En el ciego podría retratarse el hombre sin esperanza, hundido en el fatalismo, que se conforma con la pequeña limosna de felicidad que la vida le ofrece. “No te empeñes en buscar soluciones al hombre de hoy; no las tiene. Se ha acostumbrado a vivir sin preguntas, instalado en el absurdo y en la angustia”, ha escrito una pluma pesimista. Pero Jesús se manifestará como el que es capaz de dar vida a lo muerto, de poner luz en la más negra oscuridad.
La curación del ciego va a dar lugar a un proceso de reacciones en las que podemos vernos retratados cualquiera de nosotros. Vamos a asistir a cuatro interrogatorios sucesivos
Están los vecinos. Su interés no pasa del de la anécdota o la curiosidad: ¿Cómo fue, qué te hizo, de qué manera te abrió los ojos? Se parecen a muchos de nuestros contemporáneos, para quienes el interés por Jesús o por la Iglesia no va más allá de la anécdota o de la curiosidad periodística.
Están los padres del ciego, a los que los fariseos llaman a testificar. Pero tampoco ellos quieren complicarse la vida. “Sabemos que es nuestro hijo y que nació ciego; pero cómo ve ahora y quién le ha abierto los ojos no lo sabemos; preguntadle a él que es mayor de edad”. El evangelista añade que decían esto porque tenían miedo a los judíos, “que ya habían decretado expulsar de la sinagoga a quien reconociera a Jesús como el Mesías”.

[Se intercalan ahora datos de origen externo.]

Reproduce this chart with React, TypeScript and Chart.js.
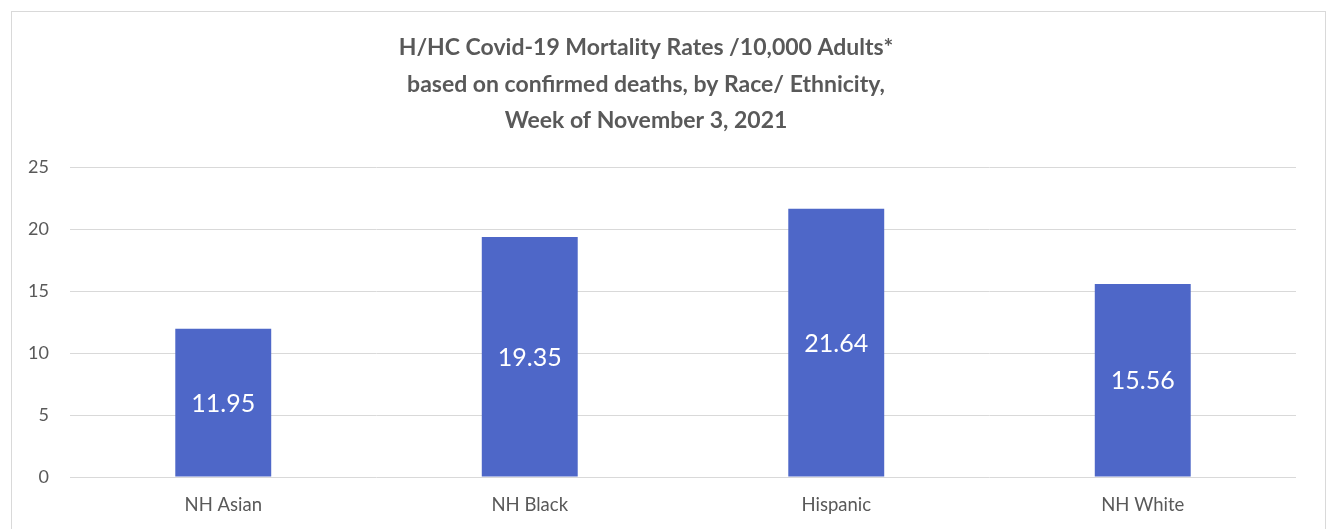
import React, { useEffect, useRef } from "react";
import { Chart, registerables } from "chart.js";

Chart.register(...registerables);

const categories = ["NH Asian", "NH Black", "Hispanic", "NH White"];
const rates = [11.95, 19.35, 21.64, 15.56];
const titleLines = [
  "H/HC Covid-19 Mortality Rates /10,000 Adults*",
  "based on confirmed deaths, by Race/ Ethnicity,",
  "Week of November 3, 2021",
];
const yTicks = [0, 5, 10, 15, 20, 25];

const FONT = "Lato, 'Open Sans', sans-serif";
const TEXT_GREY = "#595959";
const BAR_BLUE = "#4E67C8";

const titlePlugin = {
  id: "customTitle",
  afterDraw(chart: any) {
    const ctx = chart.ctx;
    ctx.save();
    ctx.fillStyle = TEXT_GREY;
    ctx.font = `bold 23px ${FONT}`;
    ctx.textAlign = "center";
    ctx.textBaseline = "middle";
    titleLines.forEach((line, i) => {
      ctx.fillText(line, 634, 36 + i * 36.5);
    });
    ctx.restore();
  },
};

const valueLabelPlugin = {
  id: "valueLabels",
  afterDatasetsDraw(chart: any) {
    const ctx = chart.ctx;
    ctx.save();
    ctx.fillStyle = "#ffffff";
    ctx.font = `25px ${FONT}`;
    ctx.textAlign = "center";
    ctx.textBaseline = "middle";
    const meta = chart.getDatasetMeta(0);
    meta.data.forEach((el: any, i: number) => {
      const v = chart.data.datasets[0].data[i] as number;
      ctx.fillText(v.toFixed(2), el.x, (el.y + el.base) / 2 + 1);
    });
    ctx.restore();
  },
};

export default function App() {
  const ref = useRef<HTMLCanvasElement>(null);
  useEffect(() => {
    if (!ref.current) return;
    const chart = new Chart(ref.current, {
      type: "bar",
      data: {
        labels: categories,
        datasets: [
          {
            data: rates,
            backgroundColor: BAR_BLUE,
            borderWidth: 0,
            barPercentage: 0.313,
            categoryPercentage: 1,
          },
        ],
      },
      options: {
        responsive: false,
        animation: false,
        layout: { padding: { top: 155, right: 29, left: 0, bottom: 0 } },
        plugins: {
          legend: { display: false },
          title: { display: false },
          tooltip: { enabled: false },
        },
        scales: {
          x: {
            grid: { display: false, drawTicks: false },
            border: { display: false },
            ticks: {
              color: TEXT_GREY,
              font: { family: FONT, size: 18.5 },
              padding: 17,
            },
            afterFit(s: any) {
              s.height = 52;
            },
          },
          y: {
            min: 0,
            max: 25,
            afterBuildTicks(s: any) {
              s.ticks = yTicks.map((v) => ({ value: v }));
            },
            grid: { color: "#d9d9d9", lineWidth: 1, drawTicks: false },
            border: { display: false },
            ticks: {
              color: TEXT_GREY,
              font: { family: FONT, size: 18 },
              padding: 21,
            },
            afterFit(s: any) {
              s.width = 58;
            },
          },
        },
      },
      plugins: [titlePlugin, valueLabelPlugin],
    });
    return () => chart.destroy();
  }, []);

  return (
    <div
      style={{
        position: "fixed",
        left: 0,
        top: 0,
        width: 1327,
        height: 529,
        overflow: "hidden",
        background: "#ffffff",
      }}
    >
      <div
        style={{
          position: "absolute",
          left: 11,
          top: 11,
          width: 1315,
          height: 530,
          border: "1px solid #d9d9d9",
          boxSizing: "border-box",
        }}
      >
        <canvas ref={ref} width={1313} height={517} style={{ display: "block" }} />
      </div>
    </div>
  );
}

Están los fariseos, enfundados en sus prejuicios, como los que lo saben todo. “Sabemos que ese hombre es un pecador porque no guarda el sábado. Sabemos que Dios habló a Moisés, pero éste no sabemos de dónde es”. “¿Vas a darnos lecciones a nosotros”?, le dirán al ciego.
Y está el ciego. Mientras que los fariseos se han ido cerrando cada vez más en su increencia, el ciego avanza gradualmente por un camino de coherencia que no dejará de traerle graves complicaciones al explicarse ante los fariseos: “Fui, me lavé y veo… Creo que ese hombre es un profeta… No sabéis de dónde es, pero me ha abierto los ojos… Si no viniera de Dios no podría hacer lo que hace…”. Tal es su postura y esta postura de limpia coherencia le conduce a la excomunión por parte de los que de antemano ya han tomado postura.
Cuando le han expulsado de la sinagoga, Jesús se hace el encontradizo: “¿Crees en el Hijo del Hombre?”. Y el ciego: “¿Quién es, Señor, para que crea en é?”.–“Lo estás viendo, es el que está hablando contigo”. Y el ciego: -“Creo, Señor, y se postró a sus pies”, dice el evangelio. Tras la luz de los ojos, ha llegado a la luz de la fe a su alma.
Las palabras con que Jesús cierra el episodio son bien significativas: «Yo he venido para abrir un proceso, para que los que no ven vean, y los que dicen ver se queden a oscuras».
Son muchas las cosas que impiden acercarse a la Luz, pero nada tanto como nuestra propia ceguera. Para encontrarse con Él no basta preguntarse dónde está Dios, tenemos que preguntarnos, sobre todo, dónde estamos nosotros. ¿Queremos ver? Jesús nos dice hoy, como al ciego: “¿Qué quieres que haga por ti?”. El proceso pasa por el corazón de cada uno, por el interior de cada hombre.